Preminchi Choodu ( Love someone then See) is a 1989 Telugu-language comedy film, produced by Silk Smitha under the Essar Cine Enterprises banner and directed by Trivuraneni Varaprasad. It stars Rajendra Prasad, Chandra Mohan,  Silk Smitha with music composed by Raj–Koti.

Plot
The film begins on two neighbors Chowdary (Kota Srinivasa Rao) & Sastry (Suthi Veerabhadra Rao), though they are good friends the men contracts caste barrier in between them. Here Chowdary's son Chitti Babu (Rajendra Prasad) and Sastry's daughter Satyabhama (Silk Smitha) fall in love. Chitti always goes into an illusion that he can view Lord Brahma (Satyanarayana). He even feels that the Lord has cursed him to set apart from his love interest and also creating obstructions to them.

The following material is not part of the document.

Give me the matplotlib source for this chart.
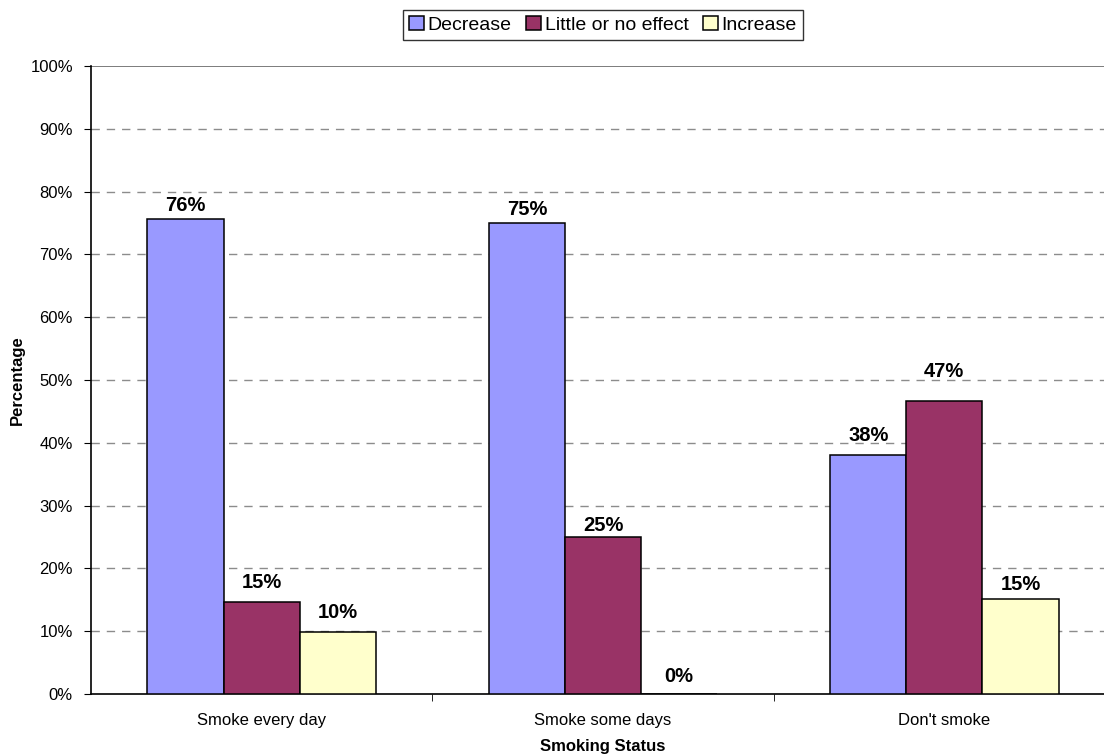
import numpy as np
import matplotlib
matplotlib.use("Agg")
import matplotlib.pyplot as plt

plt.rcParams['font.family'] = ['Liberation Sans', 'DejaVu Sans']

categories = ["Smoke every day", "Smoke some days", "Don't smoke"]
series_names = ["Decrease", "Little or no effect", "Increase"]
decrease = [75.6, 75.0, 38.0]
little = [14.6, 25.0, 46.7]
increase = [9.8, 0.0, 15.2]
labels = [["76%", "75%", "38%"], ["15%", "25%", "47%"], ["10%", "0%", "15%"]]
colors = ["#9999FF", "#993366", "#FFFFCC"]
# how far each data label sits above its bar, in pixels (as placed in the original)
label_gap = [[4, 4, 10], [10, 2, 20], [10, 8, 5]]

fig = plt.figure(figsize=(11.04, 7.56), dpi=100)
ax = fig.add_axes([91 / 1104, 62 / 756, 1024 / 1104, 628 / 756])

x = np.arange(len(categories))
w = 0.223
for i, (vals, name) in enumerate(zip([decrease, little, increase], series_names)):
    pos = x + (i - 1) * w
    ax.bar(pos, vals, width=w, color=colors[i], edgecolor="black",
           linewidth=1.1, label=name, zorder=3)
    for p, v, t, g in zip(pos, vals, labels[i], label_gap[i]):
        ax.annotate(t, (p, v), xytext=(0, g), textcoords="offset pixels",
                    ha="center", va="bottom", fontsize=14.5, fontweight="bold",
                    zorder=4)

ax.set_xlim(-0.5, 2.5)
ax.set_ylim(0, 100)
ax.set_yticks(np.arange(0, 101, 10))
ax.set_yticklabels([f"{v}%" for v in range(0, 101, 10)], fontsize=12)
ax.set_xticks(x)
ax.set_xticklabels(categories, fontsize=12)
ax.set_xticks([0.5, 1.5], minor=True)
ax.tick_params(axis="x", which="major", length=0, pad=14)
ax.tick_params(axis="x", which="minor", length=5, direction="out", color="black")
ax.tick_params(axis="y", length=5, direction="out", pad=8)

for y in range(10, 100, 10):
    ax.axhline(y, color="#8c8c8c", linestyle=(0, (6, 5)), linewidth=1.0, zorder=1)
ax.axhline(100, color="#666666", linewidth=1.2, zorder=1)

ax.spines["top"].set_visible(False)
ax.spines["right"].set_visible(False)
ax.spines["left"].set_linewidth(1.2)
ax.spines["bottom"].set_linewidth(1.2)

ax.set_ylabel("Percentage", fontsize=12, fontweight="bold")
ax.yaxis.set_label_coords((17 - 91) / 1024, 0.5)
ax.set_xlabel("Smoking Status", fontsize=12, fontweight="bold")
ax.xaxis.set_label_coords(0.5, (694 - 747) / 628)
ax.xaxis.label.set_va("center")
ax.yaxis.label.set_va("center")

leg = fig.legend(loc="center", bbox_to_anchor=(603 / 1104, 1 - 25 / 756), ncol=3,
                 fontsize=14, frameon=True, fancybox=False, edgecolor="black",
                 handlelength=0.75, handleheight=0.75, handletextpad=0.2,
                 columnspacing=0.75, borderpad=0.3, borderaxespad=0)
leg.get_frame().set_linewidth(1.0)

fig.savefig("out.png", dpi=100)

Meanwhile, Sastry decides to couple up Satya with his nephew Mohan (Chandra Mohan) who too is facing some adversity. As he is a beau of a Christian girl Jyothi (Poornima), daughter of a multi-millionaire David Gopal Rao (Nutan Prasad) and Mary (Y. Vijaya). The rest of the story is how both couples convince their elders and fight against caste & community systems in society.

Cast
Rajendra Prasad as Chitti Babu
Chandra Mohan as Mohan
Silk Smitha as Satyabhama
Satyanarayana as Lord Brahma
Suthi Veerabhadra Rao as Sastry
Nutan Prasad as David Gopal Rao
Kota Srinivasa Rao as Chowdary
Ali
Sakshi Ranga Rao
Mada as Venkatapaiah
Dr. Siva Prasad as Anjineelu
Poornima as Jyothi
Sri Lakshmi
Radha Kumari 
Kakinada Shyamala as Annapurna
Y. Vijaya as Mary

Soundtrack

Music composed by Raj–Koti. Music released on LEO Audio Company.